Kim Beardmore has taken care of hummingbirds in his Colwood neighborhood since 2001.
During this latest cold winter snap, the president of the Rocky Point Bird Observatory said he regularly checks in on his bird feeder a few times a day. The feeder is stocked with a sweet liquid – made of four cups of water and one cup of white sugar – that hummingbirds depend on for energy when usual food sources are unavailable.
But when the temperature drops below freezing, the feeder becomes useless.
“Think about what happens when you stick your tongue to a cold surface on a really cold day,” said Beardmore. “Because the feeder is frozen, the hummingbirds aren’t getting the nutrients they really need.”

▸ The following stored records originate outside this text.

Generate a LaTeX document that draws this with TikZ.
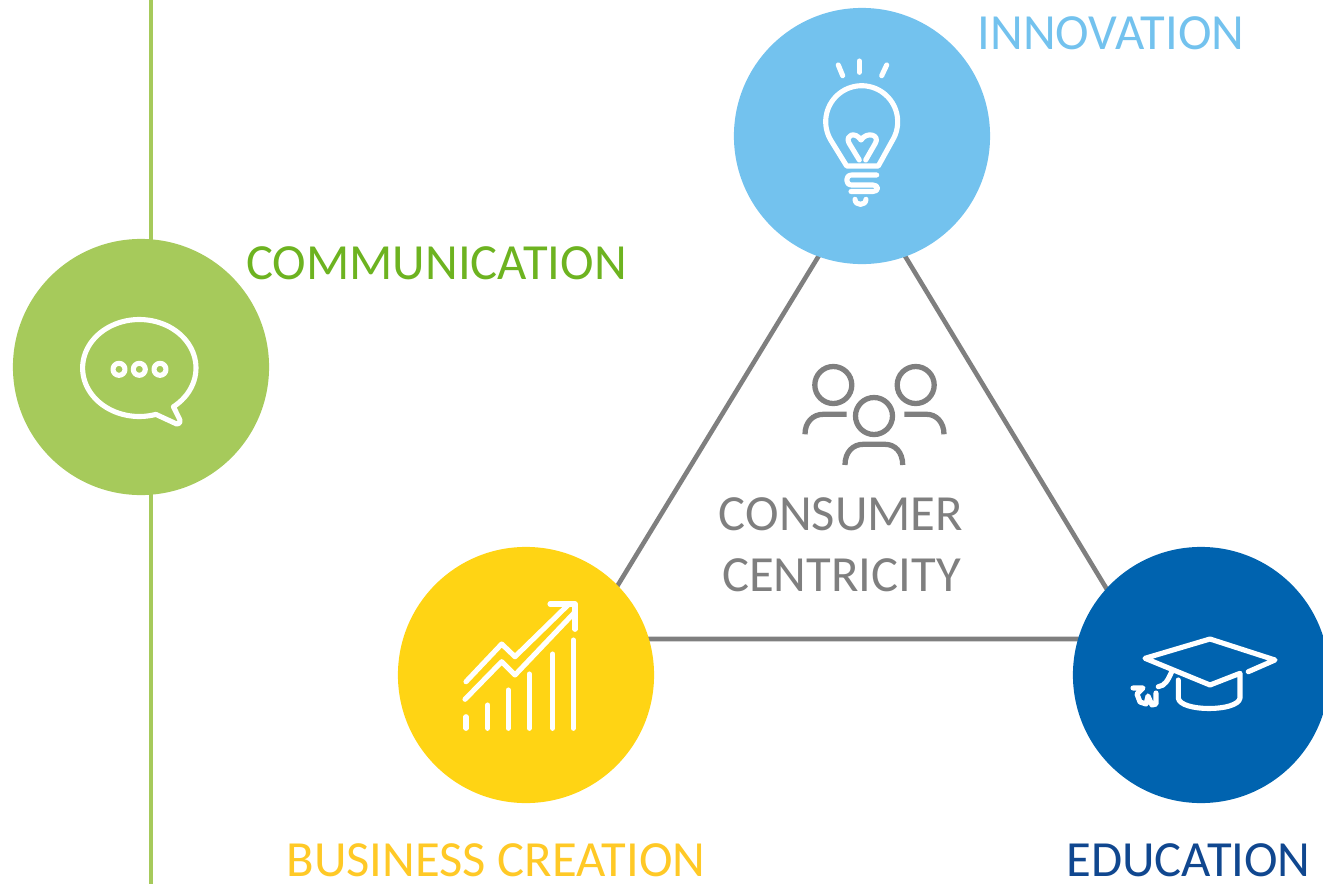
\documentclass[tikz,border=0pt]{standalone}
\usepackage{fontspec}
\setmainfont{Carlito}
\definecolor{greenhub}{HTML}{A6CA5B}
\definecolor{bluehub}{HTML}{73C2EE}
\definecolor{yellowhub}{HTML}{FFD414}
\definecolor{navyhub}{HTML}{0063AF}
\definecolor{greentext}{HTML}{6DB320}
\definecolor{yellowtext}{HTML}{FFC926}
\definecolor{navytext}{HTML}{10478F}
\definecolor{greyline}{HTML}{7F7F7F}
\tikzset{
  hub/.style={circle,minimum size=2.56cm,inner sep=0pt,fill=#1},
  caption/.style={inner sep=0pt,font=\fontsize{14.4pt}{16pt}\selectfont,text=#1},
  icon/.style={draw=white,line width=1.45pt,line cap=round,line join=round},
  person/.style={draw=greyline,line width=1.5pt,line join=round}
}
\begin{document}
\begin{tikzpicture}[x=0.01cm,y=-0.01cm]
  \useasboundingbox (0,0) rectangle (1323,884);
  \draw[greenhub,line width=1.2pt] (151,0)--(151,884);
  %triangle
  \coordinate (apex) at (862,185);
  \coordinate (left) at (585,639);
  \coordinate (right) at (1137,639);
  \draw[greyline,line width=1.3pt] (apex)--(left)--(right)--cycle;
  %circles
  \node[hub=bluehub] (innovation) at (862,136) {};
  \node[hub=greenhub] (communication) at (141,367) {};
  \node[hub=yellowhub] (business) at (526,675) {};
  \node[hub=navyhub] (education) at (1201,675) {};
  %labels
  \node[caption=bluehub] (innovationtext) at (1111,33) {INNOVATION};
  \node[caption=greentext] (communicationtext) at (436.5,263) {COMMUNICATION};
  \node[caption=yellowtext] (businesstext) at (496,860) {BUSINESS CREATION};
  \node[caption=navytext] (educationtext) at (1188.5,860) {EDUCATION};
  \node[caption=greyline] (consumertext) at (841,514) {CONSUMER};
  \node[caption=greyline] (centricitytext) at (841.5,575) {CENTRICITY};
  %bulb
  \draw[icon] (838.3,65)--(842.7,75.7);
  \draw[icon] (859.3,61)--(859.3,72.3);
  \draw[icon] (886.7,65)--(881.7,75.7);
  \draw[icon] (846.7,166)
    -- plot[domain=148.4:391.6,samples=50,smooth] ({861.7+36*cos(\x)},{121.7+36*sin(\x)})
    -- (878.3,166) -- cycle;
  \draw[icon] (859.3,160) -- (849,143) .. controls (845,135) and (855,131) .. (861,140)
    .. controls (867,131) and (880,135) .. (875.5,143) -- (865.7,160);
  \draw[icon] (876.7,175) -- (851.7,175) .. controls (845,175) and (845,185) .. (851.7,185)
    -- (873,185) .. controls (879,185) and (879,191.5) .. (873,191.5) -- (851,191.5);
  \draw[icon] (855,199.3) .. controls (855,206) and (866,206) .. (866,199.3);
  %speech bubble
  \draw[icon] plot[domain=53:-287,samples=90,smooth] ({139.3+56.7*cos(\x)},{368+48.5*sin(\x)})
    -- (176.7,424) .. controls (180,424) and (181,421) .. (179,418) -- cycle;
  \foreach \px in {119,139.3,160}
    \draw[icon] (\px,369.3) circle (6);
  %chart
  \foreach \px/\ptop in {466/716.7,487.7/705,508.3/690,529.3/674,552.7/654,573.3/640}
    \draw[icon] (\px,728.3)--(\px,\ptop);
  \draw[icon] (466,681.7)--(501.7,644)--(515,656.7)--(568,605);
  \draw[icon] (465,699.3)--(501.7,661.7)--(515,675)--(575,612);
  \draw[icon] (550,604)--(575,604)--(575,629.3);
  %cap
  \draw[icon] (1248.3,671.7)--(1275,660)--(1210,639)--(1145,658.3)--(1210,685)--(1240,673.3)
    --(1240,698) .. controls (1238,712) and (1180,712) .. (1178.3,698) -- (1178.3,680);
  \draw[icon] (1171.7,671.7) .. controls (1168,680) and (1165,686) .. (1158.3,686.7);
  \draw[icon] (1133,688)--(1143,688)--(1137,694)--(1140,702)--(1146,704)--(1148,696)
    --(1152,705)--(1156,704)--(1156,693);
  %people
  \draw[person] (833.3,385) circle (18.5);
  \draw[person] (915.7,385) circle (18.5);
  \draw[person] (874,416) circle (18.5);
  \draw[person] (805,434.3) .. controls (805,422) and (813,414.3) .. (823.3,414.3) -- (846.7,414.3);
  \draw[person] (904.3,414.3) -- (926.7,414.3) .. controls (936,414.3) and (944,422) .. (944,434.3);
  \draw[person] (845,465) .. controls (845,452) and (853,444.3) .. (863.3,444.3) -- (885,444.3)
    .. controls (895,444.3) and (902.7,452) .. (902.7,465);
\end{tikzpicture}
\end{document}
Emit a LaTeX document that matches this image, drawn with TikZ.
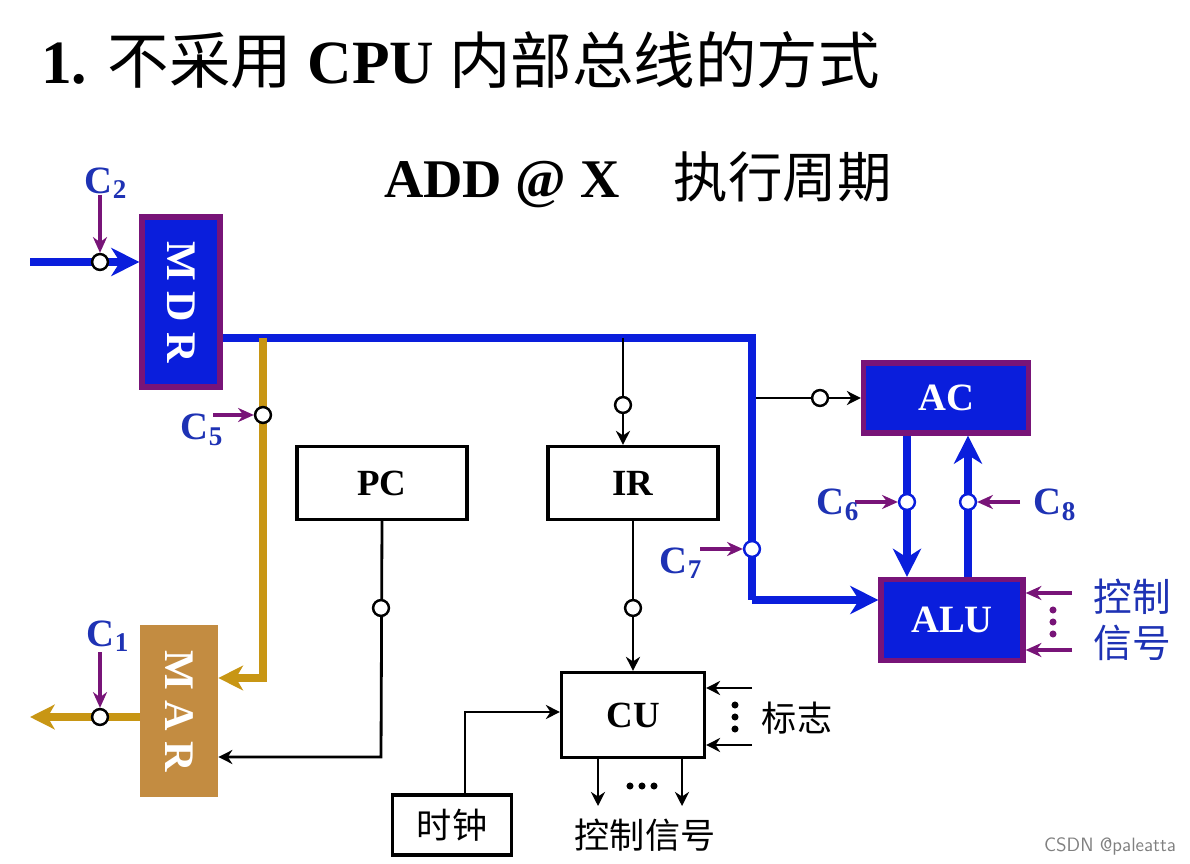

Beardmore said he’s seen all the tricks in the book to keep the feeders warm, including taped hand warmers and Christmas lights. Posts on social media show Victoria residents using bubble wrap or socks as an option. The avid birder recommends taking the feeder in at night to thaw and bringing it outside once again the next morning.
Notably, there are two types of hummingbirds that fly around the Southern Vancouver Island. Firstly, the Rufous hummingbird, which migrates in August to Mexico. The other, Anna’s hummingbirds, spend the winter in Victoria, largely due to the feeders that are put out by residents.
Anna’s hummingbirds don’t only feed on the sugar water. They eat flying insects and spiders, too, which are usually available during the winter months on the Island.
Beardmore reminds bird lovers to avoid using honey, brown sugar, or other sweetener alternatives in the bird feeder mix, as they promote bacterial growth. Feeders should be cleaned once a week to avoid nectar or mold buildup.